You know that insurance commercial where everyone in the restaurant goes bananas when they recognize the “save 40 percent” guy?
The commercial has made “the guy,” 66-year-old actor Dennis Haysbert, an “overnight” star even though he has appeared in dozens of movies and TV shows since the 1970s.
That’s the thing about stardom and celebrity.
No doubt, the insurance gig has been good to the actor and he has been good for the insurance company judging by the fact that he has also been its off-screen voice for the past 15 years.
There was a time Mr. Haysbert could go anywhere without causing much of a commotion but since he can be seen several times of day playing “the 40 percent guy,” he is famous. And he only says two words during that 30 second spot.
I can relate. Not to Mr. Haysbert’s fame, but to all those awestruck people in the restaurant in that commercial.
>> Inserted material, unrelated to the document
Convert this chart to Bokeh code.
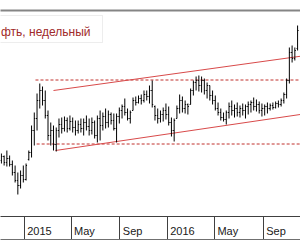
import datetime as dt
import pandas as pd
from bokeh.plotting import figure
from bokeh.models import (Range1d, FixedTicker, LinearAxis, BasicTickFormatter, BoxAnnotation,
                          Label, ColumnDataSource)
from bokeh.embed import file_html
from bokeh.resources import INLINE

# ---------------- data (weekly OHLC) ----------------
first_week = "2014-11-03"
high = [2470, 2450, 2500, 2450, 2400, 2350, 2280, 2300, 2350, 2370,
        2500, 2750, 2880, 3070, 3170, 3140, 3100, 2900, 2780, 2750,
        2730, 2820, 2830, 2840, 2830, 2850, 2830, 2800, 2800, 2820,
        2820, 2850, 2820, 2830, 2800, 2850, 2900, 2880, 2920, 2900,
        2880, 2870, 2870, 2930, 2960, 3020, 2920, 2900, 3030, 3040,
        3050, 3060, 3100, 3100, 3150, 3200, 2950, 2920, 2900, 2930,
        2970, 2940, 2830, 2820, 2950, 3060, 3040, 3000, 2970, 3120,
        3200, 3240, 3250, 3240, 3220, 3180, 3150, 3100, 3050, 2980,
        2920, 2880, 2900, 2980, 3000, 2960, 2980, 2950, 2970, 2960,
        2990, 3000, 3030, 3010, 2990, 2970, 2960, 2980, 2970, 2980,
        2990, 3000, 3020, 3080, 3220, 3530, 3550, 3530, 3750]
low = [2370, 2350, 2340, 2340, 2250, 2180, 2060, 2120, 2180, 2200,
       2400, 2430, 2550, 2700, 2920, 2950, 2820, 2600, 2550, 2500,
       2490, 2630, 2670, 2690, 2680, 2700, 2680, 2650, 2670, 2680,
       2650, 2700, 2650, 2660, 2620, 2580, 2600, 2700, 2720, 2730,
       2760, 2700, 2580, 2770, 2820, 2850, 2800, 2770, 2900, 2950,
       2970, 2960, 2980, 3000, 2970, 2930, 2800, 2770, 2780, 2790,
       2810, 2750, 2640, 2590, 2820, 2870, 2880, 2870, 2860, 2960,
       3050, 3100, 3090, 3080, 3060, 3020, 3000, 2960, 2900, 2850,
       2800, 2790, 2760, 2820, 2850, 2830, 2840, 2830, 2850, 2820,
       2860, 2880, 2900, 2890, 2870, 2840, 2850, 2870, 2900, 2910,
       2920, 2930, 2940, 2970, 3020, 3170, 3380, 3400, 3500]
open_ = [2400, 2440, 2380, 2420, 2360, 2280, 2200, 2150, 2250, 2210,
         2410, 2480, 2700, 2820, 3000, 3100, 3000, 2850, 2650, 2700,
         2560, 2700, 2760, 2720, 2800, 2720, 2790, 2730, 2700, 2760,
         2720, 2780, 2740, 2700, 2780, 2650, 2820, 2750, 2840, 2780,
         2860, 2800, 2720, 2840, 2900, 2940, 2880, 2820, 2900, 3000,
         2980, 3020, 3000, 3060, 3040, 3100, 2940, 2850, 2820, 2860,
         2900, 2860, 2780, 2700, 2820, 2920, 3000, 2920, 2960, 2960,
         3100, 3180, 3200, 3150, 3200, 3100, 3150, 3050, 3000, 2920,
         2880, 2830, 2810, 2880, 2940, 2900, 2920, 2880, 2920, 2900,
         2940, 2960, 2980, 2940, 2960, 2900, 2920, 2940, 2920, 2950,
         2930, 2970, 2960, 3000, 3060, 3200, 3480, 3420, 3520]
close = [2440, 2380, 2420, 2360, 2280, 2200, 2150, 2250, 2210, 2350,
         2480, 2700, 2820, 3000, 3100, 3000, 2850, 2650, 2700, 2560,
         2700, 2760, 2720, 2800, 2720, 2790, 2730, 2700, 2760, 2720,
         2780, 2740, 2700, 2780, 2650, 2820, 2750, 2840, 2780, 2860,
         2800, 2720, 2840, 2900, 2940, 2880, 2820, 2880, 3000, 2980,
         3020, 3000, 3060, 3040, 3100, 2960, 2850, 2820, 2860, 2900,
         2860, 2780, 2700, 2800, 2920, 3000, 2920, 2960, 2940, 3100,
         3180, 3200, 3150, 3200, 3100, 3150, 3050, 3000, 2920, 2880,
         2830, 2810, 2880, 2940, 2900, 2920, 2880, 2920, 2900, 2940,
         2960, 2980, 2940, 2960, 2900, 2920, 2940, 2920, 2950, 2930,
         2970, 2960, 3000, 3060, 3200, 3480, 3420, 3500, 3700]

tick_dates = ["2015-01-01", "2015-05-01", "2015-09-01", "2016-01-01", "2016-05-01", "2016-09-01"]
tick_labels = ["2015", "May", "Sep", "2016", "May", "Sep"]

resist_dates = ["2015-01-29", "2016-12-10"]
resist_price = [3205, 3205]
support_dates = ["2015-02-01", "2016-12-10"]
support_price = [2565, 2565]
chan_up_dates = ["2015-03-16", "2016-12-10"]
chan_up_price = [3100, 3445]
chan_dn_dates = ["2015-03-21", "2016-12-10"]
chan_dn_price = [2500, 2863]

caption = "фть, недельный"

# ---------------- layout helpers ----------------
EPOCH = dt.datetime(1970, 1, 1)
PX_PER_DAY = 0.3918
x_start = dt.datetime(2015, 1, 1) - dt.timedelta(days=24 / PX_PER_DAY)
x_end = x_start + dt.timedelta(days=300 / PX_PER_DAY)
PRICE_PER_PX = 10.0
FRAME_TOP, FRAME_BOT = 8, 216
Y_LO = 1840
Y_HI = Y_LO + (FRAME_BOT - FRAME_TOP) * PRICE_PER_PX


def ms(d):
    return (d - EPOCH).total_seconds() * 1000.0


def px_x(px):
    return ms(x_start + dt.timedelta(days=px / PX_PER_DAY))


def px_y(py):
    return Y_HI - (py - FRAME_TOP) * PRICE_PER_PX


dates = pd.date_range(first_week, periods=len(high), freq="7D")
tick_w = pd.Timedelta(days=2.5)
src = ColumnDataSource(dict(date=dates, dl=dates - tick_w, dr=dates + tick_w,
                            high=high, low=low, open=open_, close=close))

p = figure(width=300, height=250, x_axis_type="datetime", y_axis_location=None,
           x_range=Range1d(x_start, x_end), y_range=Range1d(Y_LO, Y_HI),
           output_backend="svg", toolbar_location=None,
           min_border_left=0, min_border_right=0, min_border_top=FRAME_TOP,
           min_border_bottom=250 - FRAME_BOT)
p.outline_line_color = None
p.grid.visible = False
p.background_fill_color = "white"
p.border_fill_color = "white"

# top border rule of the chart window
p.line(x=[px_x(-5), px_x(305)], y=[px_y(10), px_y(10)], line_color="#858585", line_width=2)

# channel / levels
p.line(x=pd.to_datetime(resist_dates), y=resist_price, line_dash="3 2", line_color="#c0302c", line_width=1)
p.line(x=pd.to_datetime(support_dates), y=support_price, line_dash="3 2", line_color="#c0302c", line_width=1)
p.line(x=pd.to_datetime(chan_up_dates), y=chan_up_price, line_color="#d84a4a", line_width=1)
p.line(x=pd.to_datetime(chan_dn_dates), y=chan_dn_price, line_color="#d84a4a", line_width=1)

# OHLC bars
p.segment(x0="date", y0="low", x1="date", y1="high", source=src, line_color="black", line_width=1)
p.segment(x0="dl", y0="open", x1="date", y1="open", source=src, line_color="black", line_width=1)
p.segment(x0="date", y0="close", x1="dr", y1="close", source=src, line_color="black", line_width=1)

# caption box
p.add_layout(BoxAnnotation(left=px_x(-10), right=px_x(102), top=px_y(15), bottom=px_y(42),
                           fill_color="white", fill_alpha=1, line_color="#c4c4c4", line_width=1))
p.add_layout(Label(x=px_x(0.5), y=px_y(31), text=caption, text_font="Liberation Sans",
                   text_font_size="12px", text_color="#a02a2a", text_baseline="alphabetic",
                   text_align="left"))

# bottom time axis: separators = minor ticks, labels at right of separators
sep_ms = [ms(pd.Timestamp(d).to_pydatetime()) for d in tick_dates]
lab_ms = []
for d, lab in zip(tick_dates, tick_labels):
    off = 38 if lab.isdigit() else 33
    lab_ms.append(ms(pd.Timestamp(d).to_pydatetime() + dt.timedelta(days=off)))
xa = p.xaxis[0]
xa.ticker = FixedTicker(ticks=lab_ms, minor_ticks=sep_ms)
xa.major_label_overrides = {v: t for v, t in zip(lab_ms, tick_labels)}
xa.axis_line_color = "#404040"
xa.major_tick_out = 0
xa.major_tick_in = 0
xa.minor_tick_out = 23
xa.minor_tick_in = 0
xa.minor_tick_line_color = "#404040"
xa.major_label_standoff = -15
xa.major_label_text_font = "Liberation Sans"
xa.major_label_text_font_size = "11px"
xa.major_label_text_color = "#202020"

# bottom edge of the date strip: a bare axis rule (one hidden tick inside the range)
rule = LinearAxis(ticker=FixedTicker(ticks=[lab_ms[0]]), formatter=BasicTickFormatter(),
                  axis_line_color="#707070", axis_line_width=1,
                  major_tick_out=1, major_tick_in=0, minor_tick_out=0, minor_tick_in=0,
                  major_tick_line_color=None, major_label_text_color=None,
                  major_label_text_font_size="1px", major_label_standoff=0)
p.add_layout(rule, "below")

open("out.html", "w").write(file_html(p, INLINE))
That’s me. I have a thing for celebrities and an incredibly low threshold for being awed by even the most local personalities, like local sports radio talker Mike Trivisonno before he turned into a poor man’s Rush Limbaugh.
Who else misses the old Mike? Especially during Browns football season. He knew what he was talking about and gave a region-wide voice to fan frustration.
Here’s another. I was young, and although honored by the assignment, was nervous to interview beloved “weather man” and Cleveland icon Dick Goddard.
I arrived at the TV station on time but he was running late, I was told, by a producer who led me to his tiny office. Some minutes later, the door opened and he made a flustered entrance, apologizing for his tardiness. Then Dick Goddard tripped and fell into my lap. Talk about ice breakers.
See, it doesn’t take much to get me all starstruck.
So you can imagine my OMG reaction in New York City, a few years ago, at catching a glimpse of Jean “Designing Women” Smart getting into a cab near the HLM store in Manhattan and upon seeing Richard “Curb Your Enthusiasm” Kind animatedly talking to another man at the East 72nd Street entrance to Central Park.
Tim “Shawshank Redemption” Robbins once walked right past me on Second Avenue and Tony Roberts, the veteran of six Woody Allen movies, sat two tables over from me in the old Carnegie Deli. And don’t get me started on meeting Robert Redford before he was THE Robert Redford.
But my standout star of all time is Cleveland pitching legend Bob “Rapid Robert” Feller who offered an unforgettable life lesson in 1989 during the Cleveland International Film Festival benefit opening of the Cleveland Indians inspired film “Major League.”
That night, I was a volunteer “beer puller” working behind a temporary bar set up in the lobby of the Ohio Theater. The Tribe great was alone when he walked over to my station, put one elbow on the bar and asked for a beer.
He hung around while Corbin “L.A. Law” Bernsen, who was in the movie, approached to get a mug of suds. Then Mr. Feller said something like, “If you want to make money for your cause then you are doing it wrong.”
With that, he produced a $20 bill and deposited it into an empty mug and set it on the bar. Seed money, he said. Soon all of our patrons were putting money in the mug and we made a little extra for the festival.
Bob Feller was seldom wrong about a pitch and he sure wasn’t wrong about the what happens when you put a $20 bill into a mug on the bar at the benefit of a major motion picture about a Cleveland baseball team grabbing victory from the jaws of defeat.
I think about Bob Feller’s life lesson every time I pass his statue in front of Progressive Field. Like I said, it doesn’t take much.